The second paper, The determination of optimal software release times at different confidence levels with consideration of learning effects, by Ho, Fang and Huang, uses stochastic differential equations to build a software reliability model. This model is validated on data that were published in six previous papers. The results will help project managers decide when to release software to maximize its reliability.

We probably have all heard the parable about the blind men and the elephant. Each blind man touches a part of the elephant and describes it differently. The men get into an argument, which often leads to physical violence, and they resolve the conflict with outside help. In some versions the conflict is never resolved.

Last spring I attended a workshop on software system testing and was lucky enough to find a wise person who helped dispel some of my blindness by understanding several types of test activities.

Most of my research has focused on using test criteria to help design software tests. Test design is amenable to objective, quantitative assessments of the tests, as well as automatic generation of test values, my first research love. Criteria-based test design requires knowledge of mathematics and of programming—it is an engineering approach. An equally important way to generate tests is from human intuition. Objective test criteria can overlook special situations that smart people with knowledge of the domain, testing, and user interfaces will easily see. Both approaches are intellectually stimulating, rewarding and challenging, but they appeal to people with different backgrounds. These two approaches are also complementary and, in most projects, equally helpful to create high quality software.

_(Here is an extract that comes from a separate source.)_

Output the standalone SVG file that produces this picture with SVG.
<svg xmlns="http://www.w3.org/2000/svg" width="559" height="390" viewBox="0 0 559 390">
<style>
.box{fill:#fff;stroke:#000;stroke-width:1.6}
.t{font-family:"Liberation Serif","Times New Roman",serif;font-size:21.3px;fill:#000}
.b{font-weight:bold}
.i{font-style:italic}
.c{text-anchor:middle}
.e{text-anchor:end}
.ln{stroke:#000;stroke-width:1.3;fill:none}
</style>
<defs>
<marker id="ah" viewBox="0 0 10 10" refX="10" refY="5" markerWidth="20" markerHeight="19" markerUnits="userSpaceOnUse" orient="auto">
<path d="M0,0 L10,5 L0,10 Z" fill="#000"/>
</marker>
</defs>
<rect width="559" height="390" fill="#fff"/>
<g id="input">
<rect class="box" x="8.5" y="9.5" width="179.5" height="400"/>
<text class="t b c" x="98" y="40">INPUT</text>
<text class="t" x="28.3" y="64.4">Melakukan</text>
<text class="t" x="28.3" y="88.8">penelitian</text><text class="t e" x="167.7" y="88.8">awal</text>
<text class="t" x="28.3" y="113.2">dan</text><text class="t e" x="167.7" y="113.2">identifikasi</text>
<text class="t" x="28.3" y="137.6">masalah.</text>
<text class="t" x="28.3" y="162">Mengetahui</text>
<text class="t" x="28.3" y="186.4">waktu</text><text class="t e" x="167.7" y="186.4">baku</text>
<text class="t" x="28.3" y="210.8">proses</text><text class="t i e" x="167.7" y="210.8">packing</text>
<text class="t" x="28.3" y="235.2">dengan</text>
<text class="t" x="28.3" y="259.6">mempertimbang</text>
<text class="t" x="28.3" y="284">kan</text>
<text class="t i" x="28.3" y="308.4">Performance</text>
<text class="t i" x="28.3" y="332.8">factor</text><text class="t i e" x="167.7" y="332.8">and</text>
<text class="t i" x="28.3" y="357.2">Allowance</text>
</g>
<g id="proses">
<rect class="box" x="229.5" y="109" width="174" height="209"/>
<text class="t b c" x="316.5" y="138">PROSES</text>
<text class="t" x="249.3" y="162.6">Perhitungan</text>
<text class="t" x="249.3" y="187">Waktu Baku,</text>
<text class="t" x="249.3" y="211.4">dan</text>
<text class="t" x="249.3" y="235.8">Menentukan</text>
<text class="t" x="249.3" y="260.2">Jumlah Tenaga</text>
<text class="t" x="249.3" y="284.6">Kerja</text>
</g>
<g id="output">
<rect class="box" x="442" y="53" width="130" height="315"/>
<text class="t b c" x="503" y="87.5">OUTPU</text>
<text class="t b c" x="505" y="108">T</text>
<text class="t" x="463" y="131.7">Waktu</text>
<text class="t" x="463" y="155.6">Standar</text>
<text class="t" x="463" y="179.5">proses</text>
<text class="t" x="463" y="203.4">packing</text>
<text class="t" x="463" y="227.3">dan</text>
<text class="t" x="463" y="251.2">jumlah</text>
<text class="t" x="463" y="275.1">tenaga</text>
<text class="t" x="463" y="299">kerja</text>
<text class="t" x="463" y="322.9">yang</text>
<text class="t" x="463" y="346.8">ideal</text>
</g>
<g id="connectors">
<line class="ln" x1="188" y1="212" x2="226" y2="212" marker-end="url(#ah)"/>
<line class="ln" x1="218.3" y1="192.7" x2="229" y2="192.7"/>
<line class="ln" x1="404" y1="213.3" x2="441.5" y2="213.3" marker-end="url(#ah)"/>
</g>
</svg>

For efficient and effective testing, especially as software evolves through hundreds or thousands of versions, we also need to automate our tests. Test automation involves programming that is usually relatively straightforward, involving scripting languages, frameworks like JUnit, or capture/replay tools. Test automation requires little knowledge of theory, of algorithms, or about the domain, but test scripts must often solve tricky problems with controllability.

Many companies focus heavily on test execution. If we combine test design with test execution and do not use automation, test execution is very hard. This approach is also inefficient and usually ineffective. This is like expecting programmers to take software requirements and immediately starting to code without designing or outlining the algorithms. Especially when not fully automated, proper test execution requires very meticulous care and attention to detail.

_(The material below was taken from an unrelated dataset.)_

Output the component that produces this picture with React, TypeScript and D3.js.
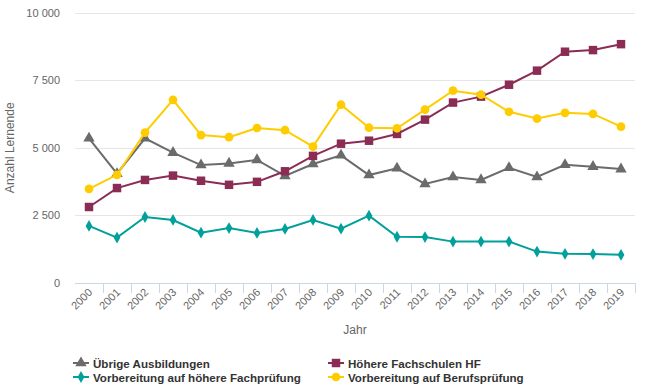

A major challenge in testing is often deciding whether the output was correct or not. Test evaluation is more difficult than most researchers think and often requires deep domain knowledge and the ability to solve problems of observability. Test evaluation is logical and similar to scientific experimentation, so backgrounds in fields like law, psychology, philosophy and math can be very helpful.

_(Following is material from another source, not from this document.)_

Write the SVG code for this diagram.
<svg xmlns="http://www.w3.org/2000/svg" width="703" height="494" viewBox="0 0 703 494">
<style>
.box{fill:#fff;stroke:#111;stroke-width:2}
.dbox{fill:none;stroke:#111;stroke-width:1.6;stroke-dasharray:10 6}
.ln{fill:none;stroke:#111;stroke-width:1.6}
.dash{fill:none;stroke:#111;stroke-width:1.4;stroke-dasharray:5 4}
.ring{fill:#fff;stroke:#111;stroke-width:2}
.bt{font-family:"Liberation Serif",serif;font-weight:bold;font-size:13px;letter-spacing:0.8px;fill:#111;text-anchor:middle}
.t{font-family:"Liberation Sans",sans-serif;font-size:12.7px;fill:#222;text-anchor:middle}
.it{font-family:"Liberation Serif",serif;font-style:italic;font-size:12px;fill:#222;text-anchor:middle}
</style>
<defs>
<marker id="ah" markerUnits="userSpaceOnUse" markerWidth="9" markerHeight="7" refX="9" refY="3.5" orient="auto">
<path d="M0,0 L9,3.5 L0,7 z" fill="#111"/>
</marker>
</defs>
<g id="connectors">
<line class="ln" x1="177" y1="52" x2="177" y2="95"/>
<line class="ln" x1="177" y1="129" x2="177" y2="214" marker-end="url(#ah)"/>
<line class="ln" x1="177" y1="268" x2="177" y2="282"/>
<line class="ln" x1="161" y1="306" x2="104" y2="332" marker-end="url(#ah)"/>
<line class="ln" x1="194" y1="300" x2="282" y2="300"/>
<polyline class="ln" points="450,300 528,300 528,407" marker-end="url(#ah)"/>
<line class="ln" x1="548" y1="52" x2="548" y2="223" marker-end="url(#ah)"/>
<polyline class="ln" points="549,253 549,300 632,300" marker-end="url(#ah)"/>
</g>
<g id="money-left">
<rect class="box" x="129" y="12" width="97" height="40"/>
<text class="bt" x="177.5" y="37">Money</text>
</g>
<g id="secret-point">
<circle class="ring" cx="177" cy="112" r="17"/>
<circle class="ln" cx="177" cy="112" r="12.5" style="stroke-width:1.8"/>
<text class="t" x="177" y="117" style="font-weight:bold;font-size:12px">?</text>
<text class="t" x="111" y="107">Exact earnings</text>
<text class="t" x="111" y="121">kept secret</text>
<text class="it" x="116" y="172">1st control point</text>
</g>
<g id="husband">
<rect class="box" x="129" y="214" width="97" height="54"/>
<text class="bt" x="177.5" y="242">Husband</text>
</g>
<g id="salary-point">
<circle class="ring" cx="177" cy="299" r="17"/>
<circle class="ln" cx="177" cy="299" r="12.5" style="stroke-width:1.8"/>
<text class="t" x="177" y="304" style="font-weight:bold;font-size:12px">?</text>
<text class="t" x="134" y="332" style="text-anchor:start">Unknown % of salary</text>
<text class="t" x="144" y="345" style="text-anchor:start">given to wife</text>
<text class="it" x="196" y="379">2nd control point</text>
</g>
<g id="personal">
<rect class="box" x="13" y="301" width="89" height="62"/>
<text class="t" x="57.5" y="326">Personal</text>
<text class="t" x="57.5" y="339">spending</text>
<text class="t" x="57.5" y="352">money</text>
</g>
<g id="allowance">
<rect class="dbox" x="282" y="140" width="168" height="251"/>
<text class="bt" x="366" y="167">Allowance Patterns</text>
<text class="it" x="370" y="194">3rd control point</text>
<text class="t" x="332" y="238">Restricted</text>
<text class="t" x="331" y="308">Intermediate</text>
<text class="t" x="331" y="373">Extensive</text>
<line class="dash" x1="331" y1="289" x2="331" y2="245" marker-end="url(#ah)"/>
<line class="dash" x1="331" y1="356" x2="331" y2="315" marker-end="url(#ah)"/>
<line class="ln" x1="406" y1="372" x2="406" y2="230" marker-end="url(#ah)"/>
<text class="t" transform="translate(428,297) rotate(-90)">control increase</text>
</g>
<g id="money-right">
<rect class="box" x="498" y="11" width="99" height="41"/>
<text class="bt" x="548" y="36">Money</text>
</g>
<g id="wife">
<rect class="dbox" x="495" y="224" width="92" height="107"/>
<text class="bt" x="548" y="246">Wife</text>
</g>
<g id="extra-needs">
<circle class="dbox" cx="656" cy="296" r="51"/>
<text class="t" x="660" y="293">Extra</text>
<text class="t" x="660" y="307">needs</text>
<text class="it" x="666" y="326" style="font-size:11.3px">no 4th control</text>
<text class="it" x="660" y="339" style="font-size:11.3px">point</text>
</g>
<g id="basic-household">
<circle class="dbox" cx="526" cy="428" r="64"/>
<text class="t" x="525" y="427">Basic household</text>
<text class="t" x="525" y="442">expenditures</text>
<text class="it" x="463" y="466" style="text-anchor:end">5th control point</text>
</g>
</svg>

These four different engineering activities—test design, automation, execution and evaluation—are essential to testing. But they do not cover all aspects of testing software. Any process requires management to set policy, organize a team and communicate with external groups. Tests also must be well documented and put into revision control. This requires input from all four prime activities as we need to know why each test was designed and how it relates to other software products. The documentation must be included as part of the automated test, leading us to maintenance of our tests. Tests must be reused as software evolves, allowing the cost of creating a test to be amortized over hundreds or thousands of versions of the software. A related, and very difficult problem, is trimming the test suite. As the number of tests grows, the suite can become redundant and too large for efficient execution.

Most research focuses on criteria-based test design. Even when other aspects of testing are addressed, the papers often put these issues in the context of test criteria. A couple of years ago I sat on an NSF panel reviewing software testing proposals. As the assessments progressed, it became apparent that one participant was on a mission to block all criteria-based research. A direct quote was "Only fools say the human should not be involved in testing." Oddly, nobody ever said humans should not be involved! At least, nobody on the panel said that; neither did any of the proposals. That is, the panelist was raising a false conflict.

Why was this conflict false, and more importantly, why was it raised? As a field, we often view testing as one monolithic activity and do not see the disparate pieces. Recognizing them allow us to understand and respect the activities of different researchers, consultants, authors and practitioners. It also allows managers to better organize their teams; for example if engineers who are good at criteria-based test design are asked to do test automation or evaluation, they will usually start looking for development jobs. Treating testing as one monolithic activity:

Many years ago, software engineering grew out of this attitude with respect to development. Software development teams have personnel who specialize in requirements, architecture, design, integration, and coding, among others. It is past time we applied similar specialization in testing. This will allow our software testing activities to be more effective and efficient, as well as helping managers organize, train, and retain testers. The first step is the hardest. We must open our eyes, see the entire elephant in its full glory, and quit thinking that our piece is the only piece.

Jeff Offutt
offutt@gmu.edu
19 October 2008